Using the 504 program to refinance commercial real estate loans also may be attractive to small businesses with high interest rates or impending balloon payments. Interest rates on 504 loans are at or near historic levels — in many cases under 5 percent, including fees.
Under the 504 program, government-guaranteed loans made by nonprofit certified development companies are paired with conventional loans. The loans must be used for fixed assets, such as commercial property or heavy-duty equipment. In fiscal 2011, which ended Sept. 30, the SBA approved 7,983 loans totaling $4.8 billion through the 504 program. Add in the conventional loans paired with 504 loans, and the program supported more than $10 billion in lending to small businesses.
In September 2010, Congress decided to allow small businesses to temporarily use the 504 program to refinance existing loans on owner-occupied commercial real estate. Borrowers can refinance up to 90 percent of their properties’ current appraised value, as long as they are current on their existing loans.
The SBA, however, initially restricted this new refinancing option to small businesses that faced balloon payments on their mortgages before Dec. 31, 2012. It lifted that time restriction in April 2011, but other rules kept the program from living up to its potential.
The inability to use 504 refinancings to obtain working capital disappointed many small business owners. The original rules also made small businesses with a lot of real estate equity ineligible for the program. Small businesses that had worked out loan modifications on their mortgages also were ineligible for 504 refinancing, and the SBA imposed difficult paperwork burdens on mortgages that had been refinanced several times before.
As a result of these restrictions, only 324 mortgages totaling $270 million had been refinanced through this 504 program as of Oct. 14. That compares to $7.5 billion that Congress had authorized for the 504 refinancing program during its first year.
“We left $7.2 billion sitting on the table last year,” said Chris Crawford, president of the National Association of Development Companies, which represents the nonprofits that make 504 loans.
Responding to these concerns, the SBA eased these restrictions Oct. 12. With these changes, the SBA estimates it will approve 8,250 refinancings through the 504 program over the next year. The refinancing program is scheduled to expire Sept. 27, 2012.
The relaxed rules “will certainly make it more attractive to small businesses,” Crawford said.
“This is a nice shot in the arm to the small business sector of the economy,” agreed Chris Hurn, president of Mercantile Capital Corp., an Altamonte Springs-based lender that specializes in 504 loans.
Hurn said his bank did “maybe a half-dozen” 504 refinancings through the old regulations, but expects to do “three or four dozen” under the new regulations. But he thinks the SBA’s estimate of 8,250 refinancings under the new rules is a little optimistic because some owners who were rejected for refinancings under the old rules may not come back.
“That’s the unfortunate thing,” Hurn said.
Crawford, however, said he is “really pleased the agency has finally gotten this thing out.”
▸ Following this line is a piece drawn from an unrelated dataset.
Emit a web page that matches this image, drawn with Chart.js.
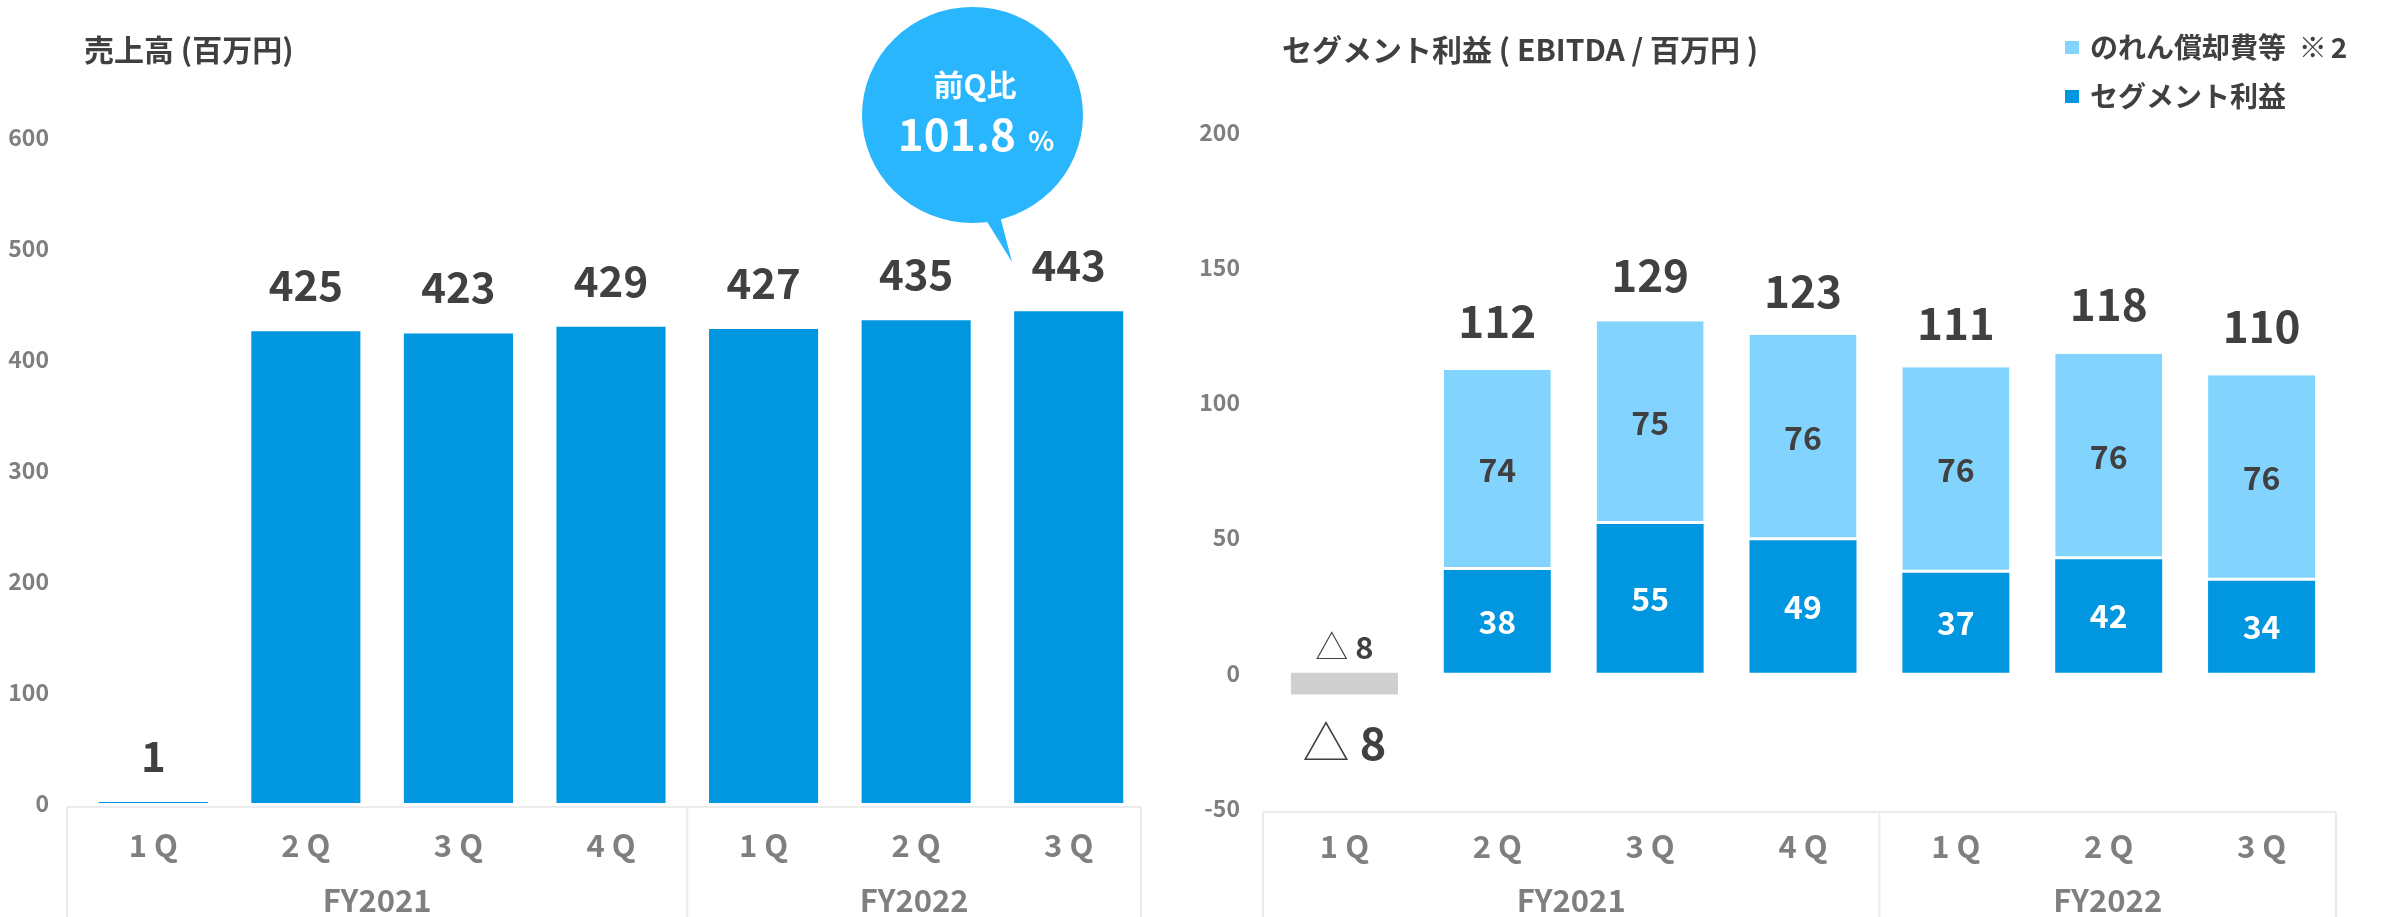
<!DOCTYPE html>
<html>
<head>
<meta charset="utf-8">
<script src="https://cdn.jsdelivr.net/npm/chart.js@4.4.0/dist/chart.umd.min.js"></script>
<style>
  html, body { margin: 0; padding: 0; background: #fff; }
  #wrap { position: relative; width: 2384px; height: 917px; }
  .box { position: absolute; top: 0; width: 1192px; height: 917px; }
</style>
</head>
<body>
<div id="wrap">
  <div class="box" style="left:0"><canvas id="salesChart" width="1192" height="917"></canvas></div>
  <div class="box" style="left:1192px"><canvas id="profitChart" width="1192" height="917"></canvas></div>
</div>
<script>
// data
const quarters = ["1 Q", "2 Q", "3 Q", "4 Q", "1 Q", "2 Q", "3 Q"];
const fiscalYears = ["FY2021", "FY2022"];
const yearSpans = [4, 3];
const sales = [1, 425, 423, 429, 427, 435, 443];
const segmentProfit = [-8, 38, 55, 49, 37, 42, 34];
const amortization = [null, 74, 75, 76, 76, 76, 76];
const ebitdaTotal = [-8, 112, 129, 123, 111, 118, 110];
const salesTicks = [0, 100, 200, 300, 400, 500, 600];
const profitTicks = [-50, 0, 50, 100, 150, 200];

const FONT = "'Noto Sans CJK JP', 'Noto Sans', sans-serif";
const DARK = "#404040";
const GRAY = "#7f7f7f";
const BLUE = "#0096e0";
const LIGHT = "#83d3ff";
const NEG = "#d0cfcf";

Chart.defaults.font.family = FONT;

function font(size, weight) {
  return (weight || "bold") + " " + size + "px " + FONT;
}

// negative values are written with a triangle, e.g. "△ 8"
function drawValue(ctx, v, x, y, size, color) {
  ctx.save();
  ctx.fillStyle = color;
  ctx.textBaseline = "middle";
  if (v < 0) {
    const tri = "△";
    const num = " " + Math.abs(v);
    ctx.font = font(Math.round(size * 1.05), "300");
    const w1 = ctx.measureText(tri).width;
    ctx.font = font(size);
    const w2 = ctx.measureText(num).width;
    let sx = x - (w1 + w2) / 2;
    ctx.textAlign = "left";
    ctx.font = font(Math.round(size * 1.05), "300");
    ctx.fillText(tri, sx, y);
    ctx.font = font(size);
    ctx.fillText(num, sx + w1, y);
  } else {
    ctx.font = font(size);
    ctx.textAlign = "center";
    ctx.fillText(String(v), x, y);
  }
  ctx.restore();
}

// box under the x axis with the fiscal year names
function drawYearFrame(chart, leftPad, rightPad) {
  const { ctx, chartArea } = chart;
  const x = chart.scales.x;
  const pitch = x.getPixelForValue(1) - x.getPixelForValue(0);
  const top = chartArea.bottom + 4;
  const bottom = chart.height;
  const edges = [x.getPixelForValue(0) - pitch / 2 - leftPad];
  let idx = 0;
  yearSpans.forEach((n, k) => {
    idx += n;
    const last = k === yearSpans.length - 1;
    edges.push(x.getPixelForValue(idx - 1) + pitch / 2 - (last ? rightPad : 0));
  });
  ctx.save();
  ctx.strokeStyle = "#ebebeb";
  ctx.lineWidth = 2;
  ctx.beginPath();
  ctx.moveTo(edges[0], top);
  ctx.lineTo(edges[edges.length - 1], top);
  edges.forEach(e => {
    ctx.moveTo(e, top);
    ctx.lineTo(e, bottom);
  });
  ctx.stroke();
  ctx.fillStyle = GRAY;
  ctx.font = font(31);
  ctx.textAlign = "center";
  ctx.textBaseline = "middle";
  fiscalYears.forEach((fy, k) => {
    ctx.fillText(fy, (edges[k] + edges[k + 1]) / 2, 900);
  });
  ctx.restore();
}

function drawTitle(ctx, text, x, y) {
  ctx.save();
  ctx.fillStyle = DARK;
  ctx.font = font(30);
  ctx.textAlign = "left";
  ctx.textBaseline = "middle";
  ctx.fillText(text, x, y);
  ctx.restore();
}

const salesPlugin = {
  id: "salesPlugin",
  afterDatasetsDraw(chart) {
    const { ctx } = chart;
    const meta = chart.getDatasetMeta(0);
    meta.data.forEach((bar, i) => {
      drawValue(ctx, sales[i], bar.x, bar.y - 46, 42, DARK);
    });
    drawYearFrame(chart, 10, 4);
    drawTitle(ctx, "売上高 (百万円)", 84, 50);

    // speech bubble
    ctx.save();
    ctx.fillStyle = "#29b6fd";
    ctx.beginPath();
    ctx.ellipse(972.5, 115, 110.5, 108, 0, 0, Math.PI * 2);
    ctx.fill();
    ctx.beginPath();
    ctx.moveTo(981, 212);
    ctx.lineTo(999, 212);
    ctx.lineTo(1012, 262);
    ctx.closePath();
    ctx.fill();
    ctx.fillStyle = "#fff";
    ctx.textBaseline = "middle";
    ctx.textAlign = "center";
    ctx.font = font(30);
    ctx.fillText("前Q比", 975, 85);
    ctx.font = font(44);
    const w1 = ctx.measureText("101.8").width;
    ctx.font = font(27);
    const w2 = ctx.measureText("  %").width;
    const sx = 976 - (w1 + w2) / 2;
    ctx.textAlign = "left";
    ctx.font = font(44);
    ctx.fillText("101.8", sx, 134);
    ctx.font = font(27);
    ctx.fillText("  %", sx + w1, 141);
    ctx.restore();
  }
};

const profitPlugin = {
  id: "profitPlugin",
  afterDatasetsDraw(chart) {
    const { ctx } = chart;
    const y = chart.scales.y;
    const segMeta = chart.getDatasetMeta(0);
    const amMeta = chart.getDatasetMeta(1);
    segMeta.data.forEach((bar, i) => {
      const v = segmentProfit[i];
      if (v < 0) {
        drawValue(ctx, v, bar.x, y.getPixelForValue(0) - 26, 31, DARK);
      } else {
        drawValue(ctx, v, bar.x, (bar.y + bar.base) / 2, 32, "#fff");
      }
    });
    amMeta.data.forEach((bar, i) => {
      if (amortization[i] == null) return;
      drawValue(ctx, amortization[i], bar.x, (bar.y + bar.base) / 2, 32, DARK);
    });
    ebitdaTotal.forEach((t, i) => {
      const bx = segMeta.data[i].x;
      const py = y.getPixelForValue(t);
      if (t < 0) drawValue(ctx, t, bx, py + 48, 45, DARK);
      else drawValue(ctx, t, bx, py - 49, 44, DARK);
    });
    drawYearFrame(chart, 5, 2);
    drawTitle(ctx, "セグメント利益 ( EBITDA / 百万円 )", 90, 50);

    // legend, light series first
    const items = [chart.data.datasets[1], chart.data.datasets[0]];
    ctx.save();
    ctx.textBaseline = "middle";
    ctx.textAlign = "left";
    items.forEach((ds, k) => {
      const cy = 47 + k * 49;
      ctx.fillStyle = ds.legendColor;
      ctx.fillRect(873, cy - 6, 14, 13);
      ctx.fillStyle = DARK;
      const parts = ds.label.split("※");
      ctx.font = font(28);
      ctx.fillText(parts[0], 898, cy);
      if (parts.length > 1) {
        let px = 898 + ctx.measureText(parts[0] + " ").width;
        ctx.font = font(28, "300");
        ctx.fillText("※", px, cy);
        px += ctx.measureText("※").width + 4;
        ctx.font = font(28);
        ctx.fillText(parts[1], px, cy);
      }
    });
    ctx.restore();
  }
};

function yAxis(ticks, width, pad) {
  return {
    min: ticks[0],
    max: ticks[ticks.length - 1],
    grid: { display: false, drawTicks: false },
    border: { display: false },
    ticks: {
      stepSize: ticks[1] - ticks[0],
      padding: pad,
      color: GRAY,
      font: { size: 23, weight: "bold" }
    },
    afterFit(scale) { scale.width = width; }
  };
}

function xAxis(height, pad, stacked) {
  return {
    stacked: stacked,
    grid: { display: false, drawTicks: false },
    border: { display: false },
    ticks: {
      padding: pad,
      color: GRAY,
      font: { size: 31, weight: "bold" },
      maxRotation: 0,
      autoSkip: false
    },
    afterFit(scale) { scale.height = height; }
  };
}

new Chart(document.getElementById("salesChart"), {
  type: "bar",
  data: {
    labels: quarters,
    datasets: [{
      label: "売上高",
      data: sales,
      backgroundColor: BLUE,
      categoryPercentage: 1,
      barPercentage: 0.715
    }]
  },
  options: {
    responsive: false,
    animation: false,
    layout: { padding: { top: 137, right: 47, left: 0, bottom: 0 } },
    plugins: { legend: { display: false }, tooltip: { enabled: false } },
    scales: {
      x: xAxis(114, 24, false),
      y: yAxis(salesTicks, 77, 28)
    }
  },
  plugins: [salesPlugin]
});

new Chart(document.getElementById("profitChart"), {
  type: "bar",
  data: {
    labels: quarters,
    datasets: [{
      label: "セグメント利益",
      data: segmentProfit,
      backgroundColor: segmentProfit.map(v => v < 0 ? NEG : BLUE),
      legendColor: BLUE,
      categoryPercentage: 1,
      barPercentage: 0.70
    }, {
      label: "のれん償却費等 ※2",
      data: amortization,
      backgroundColor: LIGHT,
      legendColor: LIGHT,
      borderColor: "#fff",
      borderWidth: { top: 0, left: 0, right: 0, bottom: 3 },
      borderSkipped: false,
      categoryPercentage: 1,
      barPercentage: 0.70
    }]
  },
  options: {
    responsive: false,
    animation: false,
    layout: { padding: { top: 132, right: 46, left: 0, bottom: 0 } },
    plugins: { legend: { display: false }, tooltip: { enabled: false } },
    scales: {
      x: xAxis(109, 20, true),
      y: Object.assign(yAxis(profitTicks, 76, 28), { stacked: true })
    }
  },
  plugins: [profitPlugin]
});
</script>
</body>
</html>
“We worked real hard to get it through,” said Grady Hedgespeth, director of the SBA’s Office of Financial Assistance.
To some government officials, the idea of allowing small businesses to finance working capital over a long period of time sounded risky, he said. But he thinks these changes will make the SBA’s 504 loan portfolio stronger, because borrowers will become stronger businesses by locking in lower interest rates and using their real estate equity to restructure their balance sheets.